David Remes, who represents 13 Yemeni detainees – five of whom are on the transfer list – said his clients wanted to be released, not transferred to a prison in the United States, where he said conditions of confinement would probably be harsher than in Cuba.
“The president wouldn’t be closing Guantánamo, he’d just be moving it to the United States,” Mr. Remes said. He said: “It’s being held in Guantánamo that keeps them in the spotlight. Moving them to the U.S. could make them invisible.”
But Raha Wala of Human Rights First said his organization would support moving the final batch of detainees into the United States if that is what was required to finally close the Guantánamo prison.

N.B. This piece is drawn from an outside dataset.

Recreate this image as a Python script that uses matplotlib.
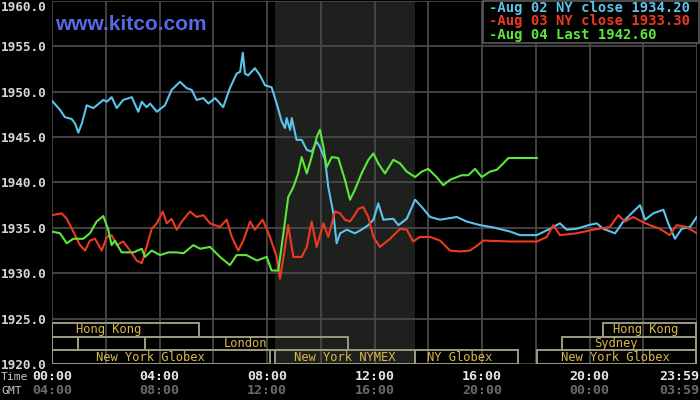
import matplotlib
matplotlib.use("Agg")
import matplotlib.pyplot as plt
import matplotlib.transforms as mtransforms
from matplotlib.patches import Rectangle

# ---------------- data ----------------
blue_h = [0.0, 0.30, 0.48, 0.73, 0.86, 0.98, 1.11, 1.29, 1.54, 1.91, 2.04, 2.22, 2.41, 2.65, 2.97,
          3.21, 3.34, 3.52, 3.65, 3.90, 4.20, 4.45, 4.76, 5.01, 5.20, 5.38, 5.63, 5.82, 6.07, 6.37,
          6.62, 6.87, 7.00, 7.10, 7.18, 7.30, 7.55, 7.74, 7.93, 8.17, 8.36, 8.55, 8.67, 8.73, 8.86,
          8.92, 9.10, 9.29, 9.48, 9.66, 9.85, 9.97, 10.16, 10.28, 10.47, 10.59, 10.72, 10.97, 11.27,
          11.52, 11.77, 11.96, 12.14, 12.33, 12.70, 12.89, 13.20, 13.51, 13.76, 14.07, 14.44, 15.06,
          15.43, 15.93, 16.42, 17.04, 17.41, 18.04, 18.53, 18.90, 19.15, 19.52, 19.96, 20.27, 20.51,
          20.95, 21.26, 21.63, 21.88, 22.07, 22.37, 22.75, 22.93, 23.18, 23.43, 23.74, 23.99]
blue_v = [1949.0, 1948.0, 1947.2, 1947.0, 1946.5, 1945.5, 1946.5, 1948.5, 1948.2, 1949.1, 1948.9,
          1949.4, 1948.2, 1949.1, 1949.4, 1947.8, 1948.9, 1948.3, 1948.7, 1947.8, 1948.5, 1950.2,
          1951.1, 1950.4, 1950.2, 1949.1, 1949.3, 1948.7, 1949.3, 1948.3, 1950.4, 1952.0, 1952.2,
          1954.3, 1952.0, 1951.8, 1952.6, 1951.8, 1950.7, 1950.5, 1948.7, 1946.7, 1946.0, 1947.1,
          1945.8, 1947.1, 1944.7, 1944.7, 1943.6, 1943.4, 1944.5, 1943.9, 1942.5, 1939.5, 1936.6,
          1933.3, 1934.4, 1934.8, 1934.4, 1934.8, 1935.3, 1935.9, 1937.7, 1935.9, 1936.0, 1935.3,
          1936.0, 1938.1, 1937.3, 1936.2, 1935.9, 1936.2, 1935.7, 1935.3, 1935.05, 1934.6, 1934.2,
          1934.2, 1934.9, 1935.5, 1934.8, 1934.9, 1935.3, 1935.5, 1934.9, 1934.4, 1935.7, 1936.8,
          1937.5, 1935.9, 1936.6, 1937.0, 1935.5, 1933.8, 1934.9, 1935.1, 1936.2]

red_h = [0.0, 0.36, 0.55, 0.79, 1.04, 1.23, 1.41, 1.60, 1.85, 2.04, 2.22, 2.41, 2.65, 2.90, 3.15,
         3.34, 3.52, 3.71, 3.90, 4.12, 4.27, 4.45, 4.64, 4.83, 5.13, 5.38, 5.63, 5.88, 6.25, 6.50,
         6.69, 6.93, 7.12, 7.37, 7.55, 7.84, 8.11, 8.36, 8.48, 8.60, 8.79, 8.98, 9.29, 9.48, 9.66,
         9.85, 10.10, 10.28, 10.53, 10.72, 10.90, 11.09, 11.21, 11.40, 11.58, 11.77, 11.96, 12.20,
         12.58, 12.95, 13.20, 13.44, 13.69, 14.07, 14.44, 14.81, 15.18, 15.55, 15.80, 16.05, 17.04,
         18.04, 18.41, 18.65, 18.90, 19.52, 20.14, 20.76, 21.07, 21.32, 21.63, 21.94, 22.25, 22.62,
         22.99, 23.24, 23.62, 23.99]
red_v = [1936.4, 1936.6, 1936.0, 1934.6, 1933.1, 1932.5, 1933.6, 1933.8, 1932.5, 1934.0, 1934.2,
         1933.1, 1933.5, 1932.5, 1931.4, 1931.1, 1932.9, 1934.9, 1935.5, 1936.8, 1935.5, 1936.0,
         1934.8, 1935.7, 1936.8, 1936.2, 1936.4, 1935.5, 1935.1, 1935.9, 1934.0, 1932.5, 1933.6,
         1935.7, 1934.8, 1935.9, 1934.0, 1931.8, 1929.4, 1931.5, 1935.3, 1931.8, 1931.8, 1932.9,
         1935.7, 1932.9, 1935.5, 1934.0, 1936.8, 1936.6, 1935.9, 1935.7, 1936.2, 1937.1, 1937.3,
         1936.2, 1934.0, 1932.9, 1933.8, 1934.9, 1934.8, 1933.5, 1934.0, 1934.0, 1933.6, 1932.5,
         1932.4, 1932.5, 1933.0, 1933.6, 1933.5, 1933.5, 1934.0, 1935.3, 1934.2, 1934.4, 1934.8,
         1935.1, 1936.4, 1935.7, 1936.2, 1935.7, 1935.3, 1934.9, 1934.2, 1935.3, 1935.1, 1934.4]

green_h = [0.0, 0.30, 0.55, 0.79, 1.16, 1.41, 1.66, 1.91, 2.09, 2.22, 2.34, 2.59, 3.03, 3.34, 3.46,
           3.71, 4.02, 4.33, 4.64, 4.89, 5.26, 5.51, 5.88, 6.25, 6.62, 6.87, 7.24, 7.62, 7.99, 8.17,
           8.42, 8.61, 8.79, 8.98, 9.16, 9.29, 9.48, 9.66, 9.85, 9.97, 10.10, 10.22, 10.41, 10.65,
           10.90, 11.09, 11.27, 11.52, 11.77, 11.96, 12.14, 12.39, 12.70, 12.95, 13.20, 13.51,
           13.76, 14.00, 14.31, 14.56, 14.81, 15.24, 15.49, 15.74, 15.99, 16.30, 16.55, 16.79,
           16.98, 18.04]
green_v = [1934.6, 1934.4, 1933.3, 1933.8, 1933.8, 1934.4, 1935.7, 1936.3, 1934.8, 1933.1, 1933.6,
           1932.3, 1932.3, 1932.7, 1931.8, 1932.5, 1932.0, 1932.3, 1932.3, 1932.2, 1933.1, 1932.7,
           1932.9, 1931.8, 1930.9, 1932.0, 1932.0, 1931.4, 1931.8, 1930.3, 1930.3, 1934.4, 1938.4,
           1939.5, 1941.0, 1942.8, 1941.0, 1942.8, 1945.0, 1945.8, 1943.9, 1941.7, 1942.8, 1942.7,
           1940.3, 1938.1, 1939.2, 1941.0, 1942.5, 1943.2, 1942.1, 1941.0, 1942.5, 1942.1, 1941.2,
           1940.6, 1941.2, 1941.5, 1940.6, 1939.7, 1940.3, 1940.8, 1940.8, 1941.5, 1940.6, 1941.2,
           1941.4, 1942.1, 1942.7, 1942.7]

legend_labels = ["-Aug 02 NY close 1934.20",
                 "-Aug 03 NY close 1933.30",
                 "-Aug 04 Last 1942.60"]

y_ticks = [1920, 1925, 1930, 1935, 1940, 1945, 1950, 1955, 1960]
x_tick_hours = [0, 4, 8, 12, 16, 20, 23.983]
ny_labels = ["00:00", "04:00", "08:00", "12:00", "16:00", "20:00", "23:59"]
gmt_labels = ["04:00", "08:00", "12:00", "16:00", "20:00", "00:00", "03:59"]

nymex_span = (8.30, 13.51)

# sessions: (row, start hour, end hour)
session_boxes = [(0, 0.0, 5.46), (0, 20.5, 23.95),
                 (1, 0.0, 0.97), (1, 0.97, 3.46), (1, 3.46, 11.0), (1, 18.96, 23.95),
                 (2, 0.0, 8.10), (2, 8.30, 13.51), (2, 13.51, 17.34), (2, 18.04, 23.95)]
# labels: (row, center hour, text)
session_labels = [(0, 2.10, "Hong Kong"), (0, 22.07, "Hong Kong"),
                  (1, 7.20, "London"), (1, 20.98, "Sydney"),
                  (2, 3.65, "New York Globex"), (2, 10.90, "New York NYMEX"),
                  (2, 15.18, "NY Globex"), (2, 20.98, "New York Globex")]

# ---------------- style ----------------
BLUE = "#5cc3ec"
RED = "#ec3a22"
GREEN = "#5ce83a"
GRID = "#484848"
SHADE = "#1d201d"
GOLD = "#d9b84a"
BOXEDGE = "#9c9a80"
MONO = "DejaVu Sans Mono"

fig = plt.figure(figsize=(7, 4), dpi=100, facecolor="black")
ax = fig.add_axes([52 / 700, 36 / 400, 645 / 700, 363 / 400])
ax.set_facecolor("black")
ax.set_xlim(0, 24)
ax.set_ylim(1920, 1960)
for s in ax.spines.values():
    s.set_visible(False)

ax.set_xticks(range(0, 25, 2))
ax.set_xticklabels([])
ax.set_yticks(y_ticks)
ylabels = ax.set_yticklabels([f"{v:.1f}" for v in y_ticks], fontfamily=MONO, fontweight="bold",
                             fontsize=9.2, color="#d6d6d6")
ylabels[-1].set_verticalalignment("top")
ax.tick_params(length=0, pad=4)
ax.grid(True, color=GRID, linewidth=1.3, zorder=1)
ax.set_axisbelow(True)

ax.axvspan(*nymex_span, color=SHADE, zorder=0.5, linewidth=0)

# session boxes (rows stacked upward from the axis bottom, in axes coords)
ROW_H = 0.0375
trans = mtransforms.blended_transform_factory(ax.transData, ax.transAxes)
for row, h0, h1 in session_boxes:
    ybot = (2 - row) * ROW_H
    ax.add_patch(Rectangle((h0, ybot), h1 - h0, ROW_H, transform=trans, fill=False,
                           edgecolor=BOXEDGE, linewidth=1.4, zorder=2))
for row, hc, txt in session_labels:
    ymid = (2 - row) * ROW_H + ROW_H / 2
    ax.text(hc, ymid, txt, transform=trans, ha="center", va="center",
            fontfamily=MONO, fontsize=8.7, color=GOLD, zorder=3)

ax.plot(blue_h, blue_v, color=BLUE, linewidth=1.5, zorder=4)
ax.plot(red_h, red_v, color=RED, linewidth=1.5, zorder=4)
ax.plot(green_h, green_v, color=GREEN, linewidth=1.5, zorder=4)

# x labels (two rows)
xtr = mtransforms.blended_transform_factory(ax.transData, fig.transFigure)
for i, (h, a, b) in enumerate(zip(x_tick_hours, ny_labels, gmt_labels)):
    last = i == len(x_tick_hours) - 1
    xpos, ha = (h, "center") if not last else (24.1, "right")
    ax.text(xpos, 1 - 377 / 400, a, transform=xtr, ha=ha, va="center", fontfamily=MONO,
            fontweight="bold", fontsize=9.6, color="#e6e6e6", clip_on=False)
    ax.text(xpos, 1 - 391 / 400, b, transform=xtr, ha=ha, va="center", fontfamily=MONO,
            fontweight="bold", fontsize=9.6, color="#6a6a6a", clip_on=False)
fig.text(1 / 700, 1 - 377 / 400, "Time", ha="left", va="center", fontfamily=MONO,
         fontsize=8.2, color="#c8c8c8")
fig.text(1 / 700, 1 - 391 / 400, "GMT", ha="left", va="center", fontfamily=MONO,
         fontsize=8.2, color="#c8c8c8")

# watermark
fig.text(55 / 700, 1 - 25 / 400, "www.kitco.com", ha="left", va="center",
         fontfamily="Liberation Sans", fontweight="bold", fontsize=15, color="#5868e8")

# legend box
fig.patches.append(Rectangle((483 / 700, 1 - 43 / 400), 216 / 700, 42.5 / 400,
                             transform=fig.transFigure, facecolor="black",
                             edgecolor="#5a5a5a", linewidth=1.2, zorder=5))
for i, (lab, col) in enumerate(zip(legend_labels, [BLUE, RED, GREEN])):
    fig.text(489 / 700, 1 - (8 + 13.5 * i) / 400, lab, ha="left", va="center",
             fontfamily=MONO, fontweight="bold", fontsize=10, color=col, zorder=6)

fig.savefig("out.png", dpi=100, facecolor="black")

“Most military, intelligence and law enforcement experts believe that on balance Guantánamo harms, rather than helps, our national security,” Mr. Wala said. “Now that the administration has sent up its plan, it’s imperative that Congress act swiftly to consider it and remove the remaining transfer restrictions so that Guantánamo can finally be closed.”
The Bush administration opened the prison in January 2002, bringing detainees from the Afghanistan War to the American naval base. It declared that they were not protected by the Geneva Conventions and that courts had no authority to oversee what the government did to the prisoners there. In its early years, interrogators frequently used coercive techniques to force detainees to talk.
Mr. Obama had vowed during the 2008 presidential campaign that he would close the facility, and in January 2009, in one of his first acts as president, he issued an executive order instructing the government to shut it down within a year.
But that proved easier said than done, and as the administration studied how to go about achieving that goal, political support for it melted away. The first restrictions against bringing detainees into the United States — first for release onto the streets, and eventually even for prosecution or continued detention — were imposed by Congress when Democrats controlled it.
Still, Mr. Obama has refused to add any more detainees to the 242 he inherited, instead chipping away at the population. Of the 91 who remain, 35 are on a list of those recommended for transfer if security conditions can be met, 10 are charged or convicted before the military commissions system, and 46 have neither been charged with a crime nor approved for transfer. However, a parole-like periodic review board is slowly working its way through their numbers, moving some to the transfer list.